GIVEN INFORMATION -
****************
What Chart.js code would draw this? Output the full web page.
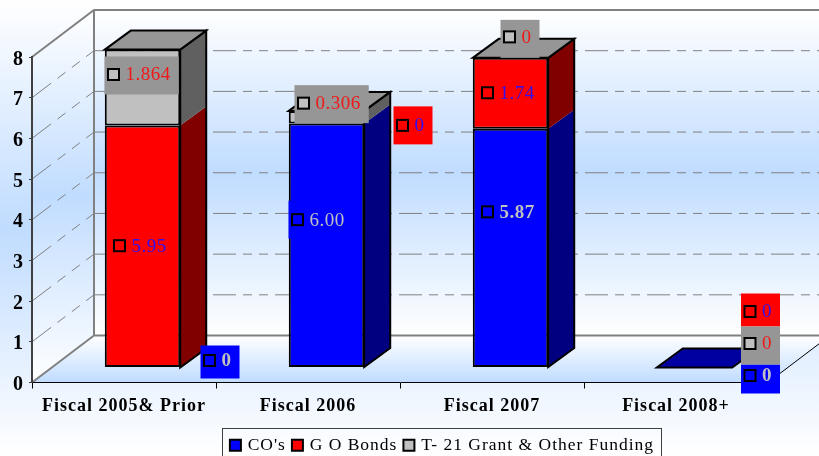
<!DOCTYPE html>
<html>
<head>
<meta charset="utf-8">
<style>
    html, body { margin: 0; padding: 0; background: #fff; }
    canvas { display: block; }
</style>
<script src="https://cdn.jsdelivr.net/npm/chart.js@4"></script>
</head>
<body>
<canvas id="fundingChart" width="819" height="456"></canvas>
<script>
const categories = ['Fiscal 2005& Prior', 'Fiscal 2006', 'Fiscal 2007', 'Fiscal 2008+'];
const seriesNames = ["CO's", 'G O Bonds', 'T- 21 Grant & Other Funding'];
const coValues = [0, 6.00, 5.87, 0];
const goBondValues = [5.95, 0, 1.74, 0];
const grantValues = [1.864, 0.306, 0, 0];
const labelTexts = [
    ['0', '6.00', '5.87', '0'],
    ['5.95', '0', '1.74', '0'],
    ['1.864', '0.306', '0', '0']
];
const tickValues = [0, 1, 2, 3, 4, 5, 6, 7, 8];

const FONT = '"Liberation Serif", serif';
const WALL = { x: 62, y: -47 };      // floor depth, front edge to back wall
const BAR_SHIFT = { x: 18.5, y: -15 }; // bars stand part way back on the floor
const BAR_DEPTH = { x: 26, y: -19 };

const fronts = ['#0000ff', '#ff0000', '#c0c0c0'];
const sides = ['#000080', '#800000', '#606060'];
const tops = ['#0000a0', '#a00000', '#969696'];
const labelBoxes = ['#0000ff', '#ff0000', '#969696'];
const labelInks = ['#c0c0c0', '#3010f0', '#f01818'];

// box left from bar centre, box centre from segment centre, box height, key nudge, bold
const labelPlaces = [
    [[58, -5.5, 33, -1.5, true], [-38, -25.5, 38, 0, false], [-32, -36, 38, 0, true], [46.5, 11.5, 29, -3.5, true]],
    [[-32, -0.5, 38, 0, false], [67, 2, 38, 0, false], [-32, -0.5, 38, 0, false], [46.5, -57.5, 33, 1.5, false]],
    [[-38, -12, 38, -1, false], [-32, -13, 38, -1, false], [-10, -19, 38, -2, false], [46.5, -22, 38, -2, false]]
];

function fillPoly(ctx, points, fill, stroke, width) {
    ctx.beginPath();
    points.forEach((p, i) => i ? ctx.lineTo(p[0], p[1]) : ctx.moveTo(p[0], p[1]));
    ctx.closePath();
    if (fill) {
        ctx.fillStyle = fill;
        ctx.fill();
    }
    if (stroke) {
        ctx.strokeStyle = stroke;
        ctx.lineWidth = width;
        ctx.lineJoin = 'miter';
        ctx.stroke();
    }
}

function softBand(ctx, y0, y1) {
    const g = ctx.createLinearGradient(0, y0, 0, y1);
    g.addColorStop(0, '#ffffff');
    g.addColorStop(0.5, '#c0dcff');
    g.addColorStop(1, '#ffffff');
    return g;
}

function drawRoom(chart) {
    const { ctx, width, height, scales: { x, y } } = chart;
    const left = x.left, right = x.right + WALL.x;
    const y0 = y.getPixelForValue(0), y8 = y.getPixelForValue(8);
    const backX = left + WALL.x;

    ctx.fillStyle = softBand(ctx, 0, height);
    ctx.fillRect(0, 0, width, height);

    // side wall, back wall, floor
    fillPoly(ctx, [[left, y8], [backX, y8 + WALL.y], [backX, y0 + WALL.y], [left, y0]], softBand(ctx, y8 + WALL.y, y0));
    fillPoly(ctx, [[backX, y8 + WALL.y], [right, y8 + WALL.y], [right, y0 + WALL.y], [backX, y0 + WALL.y]], softBand(ctx, y8 + WALL.y, y0 + WALL.y));
    const floor = ctx.createLinearGradient(0, y0 + WALL.y, 0, y0);
    floor.addColorStop(0, '#ffffff');
    floor.addColorStop(1, '#c0dcff');
    fillPoly(ctx, [[backX, y0 + WALL.y], [right, y0 + WALL.y], [x.right, y0], [left, y0]], floor);

    // dashed grid on both walls
    ctx.save();
    ctx.strokeStyle = '#808080';
    ctx.lineWidth = 1;
    ctx.setLineDash([23, 7, 9, 7, 9, 7]);
    ctx.lineDashOffset = 5;
    tickValues.slice(1, -1).forEach(v => {
        const py = y.getPixelForValue(v);
        ctx.beginPath();
        ctx.moveTo(backX, py + WALL.y);
        ctx.lineTo(right, py + WALL.y);
        ctx.stroke();
    });
    ctx.lineDashOffset = 0;
    ctx.setLineDash([24, 8, 10, 8, 10, 8]);
    tickValues.slice(1, -1).forEach(v => {
        const py = y.getPixelForValue(v);
        ctx.beginPath();
        ctx.moveTo(left, py);
        ctx.lineTo(backX, py + WALL.y);
        ctx.stroke();
    });
    ctx.restore();

    // room edges
    ctx.strokeStyle = '#808080';
    ctx.lineWidth = 2;
    ctx.beginPath();
    ctx.moveTo(left, y8);
    ctx.lineTo(backX, y8 + WALL.y);
    ctx.lineTo(right, y8 + WALL.y);
    ctx.moveTo(backX, y8 + WALL.y);
    ctx.lineTo(backX, y0 + WALL.y);
    ctx.lineTo(right, y0 + WALL.y);
    ctx.moveTo(backX, y0 + WALL.y);
    ctx.lineTo(left, y0);
    ctx.stroke();
    ctx.strokeStyle = '#000000';
    ctx.lineWidth = 1;
    ctx.beginPath();
    ctx.moveTo(x.right, y0);
    ctx.lineTo(right, y0 + WALL.y);
    ctx.stroke();
}

function drawBarSides(chart) {
    const { ctx } = chart;
    const dx = BAR_DEPTH.x, dy = BAR_DEPTH.y;
    categories.forEach((c, i) => {
        const bars = chart.data.datasets.map((d, k) => chart.getDatasetMeta(k).data[i]);
        const top = bars[bars.length - 1];
        const half = top.width / 2;
        const x1 = top.x - half, x2 = top.x + half;
        const base = bars[0].base, yTop = top.y;

        bars.forEach((bar, k) => {
            if (bar.base - bar.y < 0.5) return;
            fillPoly(ctx, [[x2, bar.y], [x2 + dx, bar.y + dy], [x2 + dx, bar.base + dy], [x2, bar.base]], sides[k]);
        });
        if (base - yTop > 0.5) {
            fillPoly(ctx, [[x2, yTop], [x2 + dx, yTop + dy], [x2 + dx, base + dy], [x2, base]], null, '#000000', 2);
        }
        // an empty stack shows its first series on the lid
        const lid = base - yTop > 0.5 ? tops[tops.length - 1] : tops[0];
        fillPoly(ctx, [[x1, yTop], [x1 + dx, yTop + dy], [x2 + dx, yTop + dy], [x2, yTop]], lid, '#000000', 2);
    });
}

function drawValueLabels(chart) {
    const { ctx } = chart;
    ctx.save();
    ctx.letterSpacing = '0.5px';
    chart.data.datasets.forEach((d, k) => {
        chart.getDatasetMeta(k).data.forEach((bar, i) => {
            const [dx, dy, h, nudge, bold] = labelPlaces[k][i];
            const text = labelTexts[k][i];
            ctx.font = (bold ? 'bold ' : '') + '19px ' + FONT;
            const boxW = 21 + ctx.measureText(text).width + 8;
            const cx = bar.x + BAR_SHIFT.x;
            const cy = (bar.y + bar.base) / 2 + BAR_SHIFT.y + dy;
            const left = cx + dx;
            ctx.fillStyle = labelBoxes[k];
            ctx.fillRect(left, cy - h / 2, boxW, h);
            ctx.fillStyle = fronts[k];
            ctx.strokeStyle = '#000000';
            ctx.lineWidth = 2;
            ctx.fillRect(left + 3.5, cy + nudge - 5.5, 11, 11);
            ctx.strokeRect(left + 3.5, cy + nudge - 5.5, 11, 11);
            ctx.fillStyle = labelInks[k];
            ctx.textAlign = 'left';
            ctx.textBaseline = 'middle';
            ctx.fillText(text, left + 21, cy + nudge + 1);
        });
    });
    ctx.restore();
}

const roomPlugin = {
    id: 'room',
    beforeUpdate(chart) {
        chart.ctx.letterSpacing = '1px';
    },
    afterLayout(chart) {
        // legend sits right of the page centre and hangs off the bottom edge
        chart.legend.left += 59;
        chart.legend.right += 59;
        chart.legend.top += 8;
        chart.legend.bottom += 8;
    },
    beforeDatasetsDraw(chart) {
        const { ctx } = chart;
        ctx.save();
        ctx.translate(BAR_SHIFT.x, BAR_SHIFT.y);
        drawBarSides(chart);
    },
    afterDatasetsDraw(chart) {
        chart.ctx.restore();
        drawValueLabels(chart);
    },
    beforeDraw(chart) {
        chart.ctx.letterSpacing = '1px';
        drawRoom(chart);
        // digits sit a little lower than the canvas middle baseline
        chart.scales.y.getLabelItems(chart.chartArea).forEach(item => { item.textOffset = 2.5; });
    },
    afterDraw(chart) {
        const { ctx, legend } = chart;
        const boxes = legend.legendHitBoxes;
        const last = boxes[boxes.length - 1];
        ctx.save();
        ctx.strokeStyle = '#404040';
        ctx.lineWidth = 1;
        ctx.strokeRect(Math.round(boxes[0].left) - 9.5, 428.5, Math.round(last.left + last.width - boxes[0].left) + 17, 40);
        ctx.restore();
    }
};

const datasets = [coValues, goBondValues, grantValues].map((values, k) => ({
    label: seriesNames[k],
    data: values,
    backgroundColor: fronts[k],
    borderColor: '#000000',
    borderWidth: 2,
    borderSkipped: false,
    categoryPercentage: 1,
    barPercentage: 0.41,
    clip: false
}));

new Chart(document.getElementById('fundingChart').getContext('2d'), {
    type: 'bar',
    data: { labels: categories, datasets: datasets },
    plugins: [roomPlugin],
    options: {
        responsive: false,
        animation: false,
        layout: { padding: { top: 57, right: 51, left: 0, bottom: 0 } },
        plugins: {
            tooltip: { enabled: false },
            legend: {
                position: 'bottom',
                labels: {
                    usePointStyle: true,
                    pointStyle: 'rect',
                    boxWidth: 7,
                    boxHeight: 11,
                    padding: 8,
                    color: '#000000',
                    font: { family: FONT, size: 17.5 }
                }
            }
        },
        scales: {
            x: {
                stacked: true,
                afterFit: scale => { scale.height = 38; },
                grid: { drawOnChartArea: false, tickLength: 6, color: '#000000' },
                border: { color: '#000000', width: 1 },
                ticks: {
                    color: '#000000',
                    maxRotation: 0,
                    padding: 7,
                    font: { family: FONT, size: 18, weight: 'bold' }
                }
            },
            y: {
                stacked: true,
                min: 0,
                max: 8,
                afterFit: scale => { scale.width = 32; },
                afterBuildTicks: scale => { scale.ticks = tickValues.map(v => ({ value: v })); },
                grid: { drawOnChartArea: false, tickLength: 3, color: '#404040' },
                border: { color: '#404040', width: 2 },
                ticks: {
                    color: '#000000',
                    padding: 5,
                    font: { family: FONT, size: 20, weight: 'bold' }
                }
            }
        }
    }
});
</script>
</body>
</html>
****************
WHAT IS ASKED - Search the listing above for the string "page". Copy every line that contains it.

TASK SOLUTION -
What Chart.js code would draw this? Output the full web page.
        // legend sits right of the page centre and hangs off the bottom edge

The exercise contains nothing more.